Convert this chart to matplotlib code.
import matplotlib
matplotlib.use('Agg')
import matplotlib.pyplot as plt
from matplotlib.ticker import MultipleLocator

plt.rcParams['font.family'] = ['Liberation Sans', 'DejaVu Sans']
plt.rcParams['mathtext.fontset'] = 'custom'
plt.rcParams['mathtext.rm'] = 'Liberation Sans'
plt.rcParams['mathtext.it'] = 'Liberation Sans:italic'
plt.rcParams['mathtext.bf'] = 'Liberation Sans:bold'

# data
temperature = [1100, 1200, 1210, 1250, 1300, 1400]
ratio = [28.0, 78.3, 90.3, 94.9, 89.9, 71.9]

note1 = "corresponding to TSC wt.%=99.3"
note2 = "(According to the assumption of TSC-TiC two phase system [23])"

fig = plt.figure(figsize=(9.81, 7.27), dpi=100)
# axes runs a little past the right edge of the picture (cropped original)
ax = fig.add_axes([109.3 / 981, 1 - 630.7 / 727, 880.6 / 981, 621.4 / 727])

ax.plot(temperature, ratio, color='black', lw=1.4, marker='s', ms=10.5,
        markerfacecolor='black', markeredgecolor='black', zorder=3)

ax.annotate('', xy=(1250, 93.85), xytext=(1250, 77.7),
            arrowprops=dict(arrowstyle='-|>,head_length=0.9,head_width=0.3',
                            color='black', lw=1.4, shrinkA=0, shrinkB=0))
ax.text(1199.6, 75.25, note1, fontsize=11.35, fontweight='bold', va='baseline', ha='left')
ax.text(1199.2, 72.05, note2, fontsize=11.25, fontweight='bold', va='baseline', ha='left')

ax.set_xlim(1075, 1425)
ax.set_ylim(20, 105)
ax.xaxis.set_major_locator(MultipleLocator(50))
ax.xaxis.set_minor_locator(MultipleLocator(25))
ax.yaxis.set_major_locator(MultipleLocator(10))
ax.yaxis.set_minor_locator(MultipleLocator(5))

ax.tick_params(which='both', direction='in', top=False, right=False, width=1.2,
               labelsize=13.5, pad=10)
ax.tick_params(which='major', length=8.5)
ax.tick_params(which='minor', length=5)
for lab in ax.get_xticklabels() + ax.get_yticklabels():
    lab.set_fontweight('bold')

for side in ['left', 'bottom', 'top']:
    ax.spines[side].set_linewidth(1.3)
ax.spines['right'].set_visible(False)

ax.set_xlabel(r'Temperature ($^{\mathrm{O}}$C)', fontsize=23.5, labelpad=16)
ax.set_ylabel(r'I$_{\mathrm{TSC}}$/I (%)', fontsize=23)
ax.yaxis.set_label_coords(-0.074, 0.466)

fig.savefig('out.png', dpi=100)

### SHORT TASK:
Return the lines above precisely as they appear, beginning at the first line and ending at the line with "from matplotlib.ticker import MultipleLocator", and nothing after it.

### WRITTEN RESPONSE:
Convert this chart to matplotlib code.
import matplotlib
matplotlib.use('Agg')
import matplotlib.pyplot as plt
from matplotlib.ticker import MultipleLocator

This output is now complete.